> _Short task_
Write the material out again in full, word for word. Do not include the pictures.

> _Collected data_
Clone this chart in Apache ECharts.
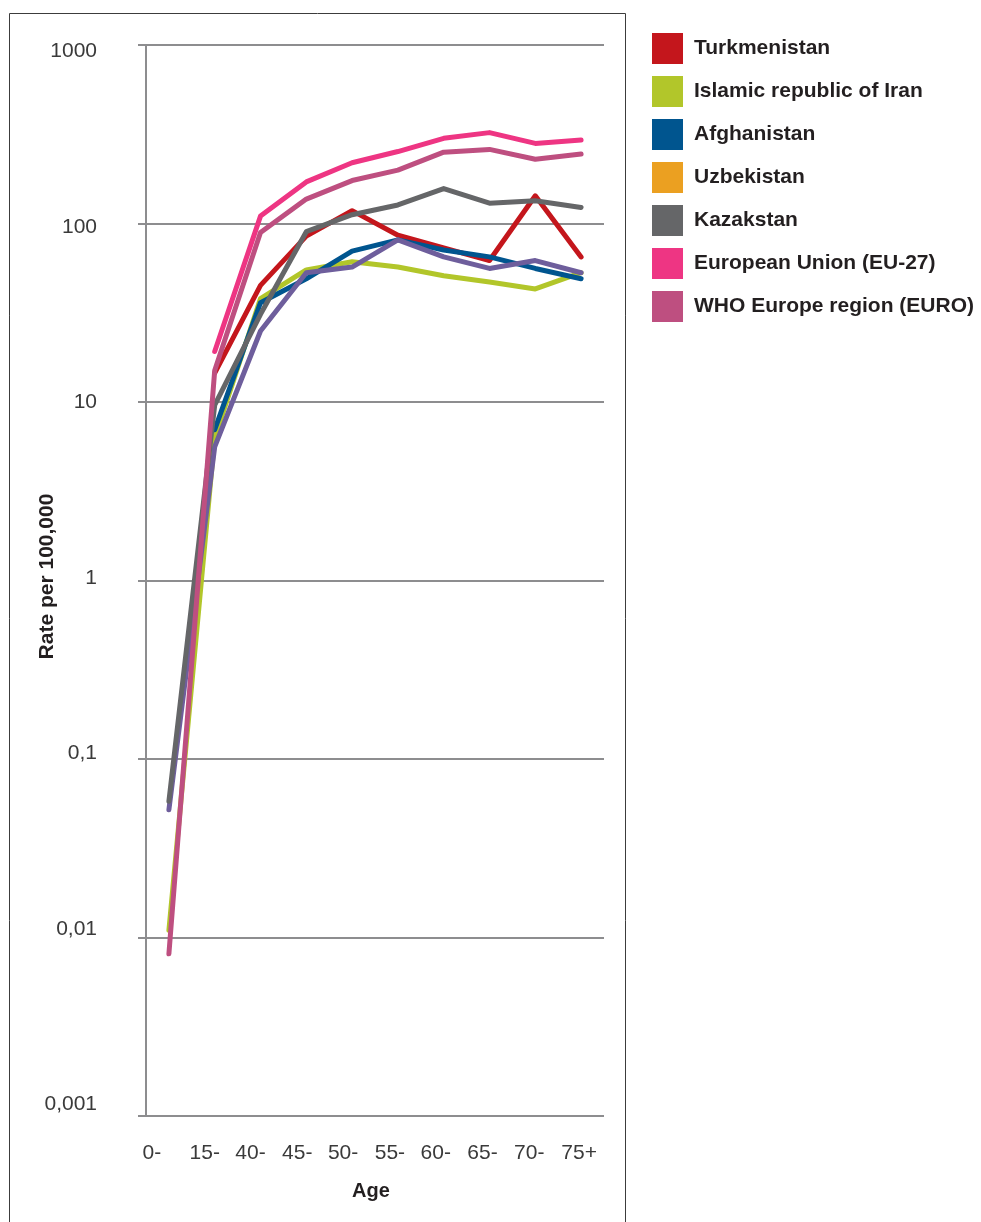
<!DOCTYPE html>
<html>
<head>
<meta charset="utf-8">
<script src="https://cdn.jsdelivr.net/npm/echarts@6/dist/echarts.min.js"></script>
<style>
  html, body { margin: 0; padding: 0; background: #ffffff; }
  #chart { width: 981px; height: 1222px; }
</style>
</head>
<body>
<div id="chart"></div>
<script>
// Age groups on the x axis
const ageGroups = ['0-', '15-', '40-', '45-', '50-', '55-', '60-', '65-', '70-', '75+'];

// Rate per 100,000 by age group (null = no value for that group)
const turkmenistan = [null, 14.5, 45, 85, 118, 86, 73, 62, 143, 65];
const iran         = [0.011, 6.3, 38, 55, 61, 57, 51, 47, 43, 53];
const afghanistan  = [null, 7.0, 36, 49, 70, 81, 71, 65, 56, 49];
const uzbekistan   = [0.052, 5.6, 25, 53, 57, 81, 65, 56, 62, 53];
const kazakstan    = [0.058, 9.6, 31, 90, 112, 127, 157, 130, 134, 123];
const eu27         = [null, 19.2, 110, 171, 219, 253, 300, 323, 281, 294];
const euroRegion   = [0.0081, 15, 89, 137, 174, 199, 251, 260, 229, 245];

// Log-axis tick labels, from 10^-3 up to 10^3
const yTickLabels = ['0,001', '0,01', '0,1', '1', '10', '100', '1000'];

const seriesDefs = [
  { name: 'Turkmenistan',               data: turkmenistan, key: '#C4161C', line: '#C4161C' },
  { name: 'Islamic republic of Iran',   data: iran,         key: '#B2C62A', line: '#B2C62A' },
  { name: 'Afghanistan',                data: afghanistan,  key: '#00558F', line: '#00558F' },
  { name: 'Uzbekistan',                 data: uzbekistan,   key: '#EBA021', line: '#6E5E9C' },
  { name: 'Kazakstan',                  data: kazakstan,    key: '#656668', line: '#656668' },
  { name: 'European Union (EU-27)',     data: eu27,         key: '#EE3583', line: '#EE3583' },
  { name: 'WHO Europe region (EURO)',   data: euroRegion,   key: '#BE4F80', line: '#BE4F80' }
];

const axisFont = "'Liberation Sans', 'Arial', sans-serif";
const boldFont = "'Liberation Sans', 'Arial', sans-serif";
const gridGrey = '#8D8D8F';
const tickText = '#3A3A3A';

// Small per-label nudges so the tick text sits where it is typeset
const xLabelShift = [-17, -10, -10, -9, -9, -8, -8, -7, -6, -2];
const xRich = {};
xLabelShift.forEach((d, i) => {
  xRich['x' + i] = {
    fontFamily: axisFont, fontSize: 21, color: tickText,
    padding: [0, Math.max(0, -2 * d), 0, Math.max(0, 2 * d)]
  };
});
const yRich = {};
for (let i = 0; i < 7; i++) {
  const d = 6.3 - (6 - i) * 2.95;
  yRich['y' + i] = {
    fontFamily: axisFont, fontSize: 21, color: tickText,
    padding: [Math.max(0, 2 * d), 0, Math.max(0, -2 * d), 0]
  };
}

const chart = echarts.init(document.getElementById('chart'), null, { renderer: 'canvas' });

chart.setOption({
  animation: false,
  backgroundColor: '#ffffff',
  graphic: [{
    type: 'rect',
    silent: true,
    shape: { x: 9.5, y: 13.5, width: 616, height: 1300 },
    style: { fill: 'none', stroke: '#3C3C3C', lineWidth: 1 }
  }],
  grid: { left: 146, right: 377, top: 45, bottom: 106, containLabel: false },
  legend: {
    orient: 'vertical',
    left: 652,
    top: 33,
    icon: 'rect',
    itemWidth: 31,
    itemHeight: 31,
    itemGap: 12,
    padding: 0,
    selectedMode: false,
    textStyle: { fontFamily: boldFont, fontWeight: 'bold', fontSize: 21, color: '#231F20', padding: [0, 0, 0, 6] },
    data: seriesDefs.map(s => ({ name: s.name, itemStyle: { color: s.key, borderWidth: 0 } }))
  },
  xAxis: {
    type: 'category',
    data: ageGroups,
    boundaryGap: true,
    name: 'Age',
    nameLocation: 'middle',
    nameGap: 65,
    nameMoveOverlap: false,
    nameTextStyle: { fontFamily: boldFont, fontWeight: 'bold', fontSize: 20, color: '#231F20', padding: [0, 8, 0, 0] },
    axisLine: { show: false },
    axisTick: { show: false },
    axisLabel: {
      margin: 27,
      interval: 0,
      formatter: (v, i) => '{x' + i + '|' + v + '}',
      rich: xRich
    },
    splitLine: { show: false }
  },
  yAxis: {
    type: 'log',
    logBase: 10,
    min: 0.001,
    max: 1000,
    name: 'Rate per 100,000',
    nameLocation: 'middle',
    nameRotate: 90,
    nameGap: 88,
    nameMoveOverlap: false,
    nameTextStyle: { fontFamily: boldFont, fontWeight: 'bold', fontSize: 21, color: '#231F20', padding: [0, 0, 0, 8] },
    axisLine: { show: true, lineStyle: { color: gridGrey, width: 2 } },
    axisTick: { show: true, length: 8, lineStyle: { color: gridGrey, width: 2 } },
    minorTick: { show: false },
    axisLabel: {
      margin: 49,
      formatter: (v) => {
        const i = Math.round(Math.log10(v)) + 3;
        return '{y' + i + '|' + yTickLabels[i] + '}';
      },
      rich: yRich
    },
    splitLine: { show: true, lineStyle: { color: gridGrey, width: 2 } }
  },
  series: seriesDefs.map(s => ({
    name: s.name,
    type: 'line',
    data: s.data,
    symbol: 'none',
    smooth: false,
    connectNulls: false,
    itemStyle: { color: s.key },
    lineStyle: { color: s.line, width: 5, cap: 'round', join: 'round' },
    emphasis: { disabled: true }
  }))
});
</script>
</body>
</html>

> _Exercise result_
Clone this chart in Apache ECharts.
<!DOCTYPE html>
<html>
<head>
<meta charset="utf-8">
<script src="https://cdn.jsdelivr.net/npm/echarts@6/dist/echarts.min.js"></script>
<style>
  html, body { margin: 0; padding: 0; background: #ffffff; }
  #chart { width: 981px; height: 1222px; }
</style>
</head>
<body>
<div id="chart"></div>
<script>
// Age groups on the x axis
const ageGroups = ['0-', '15-', '40-', '45-', '50-', '55-', '60-', '65-', '70-', '75+'];

// Rate per 100,000 by age group (null = no value for that group)
const turkmenistan = [null, 14.5, 45, 85, 118, 86, 73, 62, 143, 65];
const iran         = [0.011, 6.3, 38, 55, 61, 57, 51, 47, 43, 53];
const afghanistan  = [null, 7.0, 36, 49, 70, 81, 71, 65, 56, 49];
const uzbekistan   = [0.052, 5.6, 25, 53, 57, 81, 65, 56, 62, 53];
const kazakstan    = [0.058, 9.6, 31, 90, 112, 127, 157, 130, 134, 123];
const eu27         = [null, 19.2, 110, 171, 219, 253, 300, 323, 281, 294];
const euroRegion   = [0.0081, 15, 89, 137, 174, 199, 251, 260, 229, 245];

// Log-axis tick labels, from 10^-3 up to 10^3
const yTickLabels = ['0,001', '0,01', '0,1', '1', '10', '100', '1000'];

const seriesDefs = [
  { name: 'Turkmenistan',               data: turkmenistan, key: '#C4161C', line: '#C4161C' },
  { name: 'Islamic republic of Iran',   data: iran,         key: '#B2C62A', line: '#B2C62A' },
  { name: 'Afghanistan',                data: afghanistan,  key: '#00558F', line: '#00558F' },
  { name: 'Uzbekistan',                 data: uzbekistan,   key: '#EBA021', line: '#6E5E9C' },
  { name: 'Kazakstan',                  data: kazakstan,    key: '#656668', line: '#656668' },
  { name: 'European Union (EU-27)',     data: eu27,         key: '#EE3583', line: '#EE3583' },
  { name: 'WHO Europe region (EURO)',   data: euroRegion,   key: '#BE4F80', line: '#BE4F80' }
];

const axisFont = "'Liberation Sans', 'Arial', sans-serif";
const boldFont = "'Liberation Sans', 'Arial', sans-serif";
const gridGrey = '#8D8D8F';
const tickText = '#3A3A3A';

// Small per-label nudges so the tick text sits where it is typeset
const xLabelShift = [-17, -10, -10, -9, -9, -8, -8, -7, -6, -2];
const xRich = {};
xLabelShift.forEach((d, i) => {
  xRich['x' + i] = {
    fontFamily: axisFont, fontSize: 21, color: tickText,
    padding: [0, Math.max(0, -2 * d), 0, Math.max(0, 2 * d)]
  };
});
const yRich = {};
for (let i = 0; i < 7; i++) {
  const d = 6.3 - (6 - i) * 2.95;
  yRich['y' + i] = {
    fontFamily: axisFont, fontSize: 21, color: tickText,
    padding: [Math.max(0, 2 * d), 0, Math.max(0, -2 * d), 0]
  };
}

const chart = echarts.init(document.getElementById('chart'), null, { renderer: 'canvas' });

chart.setOption({
  animation: false,
  backgroundColor: '#ffffff',
  graphic: [{
    type: 'rect',
    silent: true,
    shape: { x: 9.5, y: 13.5, width: 616, height: 1300 },
    style: { fill: 'none', stroke: '#3C3C3C', lineWidth: 1 }
  }],
  grid: { left: 146, right: 377, top: 45, bottom: 106, containLabel: false },
  legend: {
    orient: 'vertical',
    left: 652,
    top: 33,
    icon: 'rect',
    itemWidth: 31,
    itemHeight: 31,
    itemGap: 12,
    padding: 0,
    selectedMode: false,
    textStyle: { fontFamily: boldFont, fontWeight: 'bold', fontSize: 21, color: '#231F20', padding: [0, 0, 0, 6] },
    data: seriesDefs.map(s => ({ name: s.name, itemStyle: { color: s.key, borderWidth: 0 } }))
  },
  xAxis: {
    type: 'category',
    data: ageGroups,
    boundaryGap: true,
    name: 'Age',
    nameLocation: 'middle',
    nameGap: 65,
    nameMoveOverlap: false,
    nameTextStyle: { fontFamily: boldFont, fontWeight: 'bold', fontSize: 20, color: '#231F20', padding: [0, 8, 0, 0] },
    axisLine: { show: false },
    axisTick: { show: false },
    axisLabel: {
      margin: 27,
      interval: 0,
      formatter: (v, i) => '{x' + i + '|' + v + '}',
      rich: xRich
    },
    splitLine: { show: false }
  },
  yAxis: {
    type: 'log',
    logBase: 10,
    min: 0.001,
    max: 1000,
    name: 'Rate per 100,000',
    nameLocation: 'middle',
    nameRotate: 90,
    nameGap: 88,
    nameMoveOverlap: false,
    nameTextStyle: { fontFamily: boldFont, fontWeight: 'bold', fontSize: 21, color: '#231F20', padding: [0, 0, 0, 8] },
    axisLine: { show: true, lineStyle: { color: gridGrey, width: 2 } },
    axisTick: { show: true, length: 8, lineStyle: { color: gridGrey, width: 2 } },
    minorTick: { show: false },
    axisLabel: {
      margin: 49,
      formatter: (v) => {
        const i = Math.round(Math.log10(v)) + 3;
        return '{y' + i + '|' + yTickLabels[i] + '}';
      },
      rich: yRich
    },
    splitLine: { show: true, lineStyle: { color: gridGrey, width: 2 } }
  },
  series: seriesDefs.map(s => ({
    name: s.name,
    type: 'line',
    data: s.data,
    symbol: 'none',
    smooth: false,
    connectNulls: false,
    itemStyle: { color: s.key },
    lineStyle: { color: s.line, width: 5, cap: 'round', join: 'round' },
    emphasis: { disabled: true }
  }))
});
</script>
</body>
</html>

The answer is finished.